The concept of “structuring” is also central to the schema theories that have contributed greatly to the development of Artificial Intelligence and simulation or production programs. It is also implied by most of the cognitive style theories formulated in terms of concepts such as cognitive complexity, conceptual differentiation, category width and equivalence range, conceptual integration, analytic versus relational categorisation, compartmentalisation, preferred level of abstraction and levelling versus sharpening, as was mentioned by Wardell and Royce (1978). Expert-novice studies, and in particular those in the semantically rich domains of Physics and Radiology, have indicated that expertise is primarily characterised by superior problem representation, which can be seen as a structuring activity.

The processing construct of transformation involves processing activities applied to mental representations for the purpose of changing structural elements to establish and/or change inter-structural links via logical and lateral reasoning processes. Quantitative and qualitative transformations can be identified. Quantitative transformations involve a meta-cognitively directed series of linking steps applied for transformational purposes, mostly of a rigorous logical or convergent nature. In a qualitative transformation the newly created structure cannot be linked sequentially to the previous one. Qualitative transformations often involve intuitive or abstract conceptual processing. Both metacognitive awareness and the subconscious may play a role. An example is the particle versus wave theories of light in Physics. The transformation of elements or relationships in problem solving often requires divergent thinking. Transformation usually involves complex processing and is therefore more integrated in terms of the variety of cognitive processes and levels involved. It strongly capitalises on metacognitive guidance of the thinking process via criteria of: purposefulness, difference/novelty/creativity and applicability.

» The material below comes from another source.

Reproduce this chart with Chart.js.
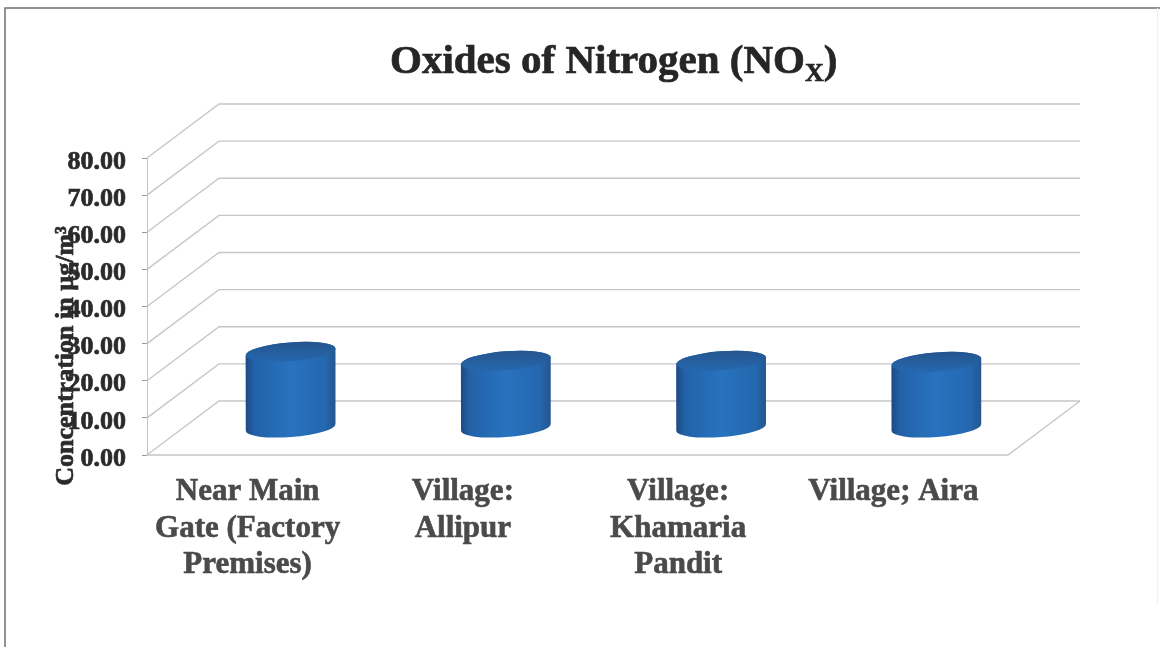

The process of transformation can be related to the following concepts found in the literature: Carroll (1981) referred to the transformation of a mental representation; Baron’s (1982) stage of the enumeration of possibilities includes the transformation of structures; Guilford (1967) mentioned the product of transformation; and Greeno (1978) described transformation as the construction or generation of new relationships and components.

The processing construct of retention and recall involves the application of processing activities to perceptual and/or conceptual configurations for the purposes of both storing and retrieving information. Storing and retrieving, or memory processes may, however, involve different mental mechanisms. It is guided by the metacognitive criteria of relevance, significance, importance, familiarity and relationship.

Numerous research findings point to the centrality of memory functions in cognitive competence (Burt, 1949; Carroll & Maxwell, 1979; Estes, 1986; Eysenck, 1986; Larson & Saccusso, 1989).

According to Snow (1979), no other area in cognitive psychology has received the amount of research attention that memory functions have. This may be because working memory plays such a central role in thinking, all other processing activities probably include memory functions to some extent (Carroll & Maxwell, 1979). Although the processes of retention and recall are discussed jointly, they are, in all probability, fundamentally separate processes. Findings indicating recall as a reconstructive process support this view. Horn (1986) also observed that the retrieval of information seems to be independent of the storage thereof and has stated that individual differences on one of these functions is not fully predictive of differences on the other. Retention and recall are, however, postulated as a single processing construct on the basis of their functional nature and the fact that retention is a precondition for recall.

A literature review of memory research reveals certain trends. Early research attempts focused on quantitative phenomena in memory performance. A typical example of this type of research is the learning and forgetting curves researched during the 1950s and 1960s. Contemporary memory research emphasises the mechanisms involved in memory performance. A number of theorists are of the opinion that memory is an associative process (Anderson, 1975) and certain production systems regard productions as equivalent to associations. In addition to association based on content, covariation is also regarded as a basic relational mechanism.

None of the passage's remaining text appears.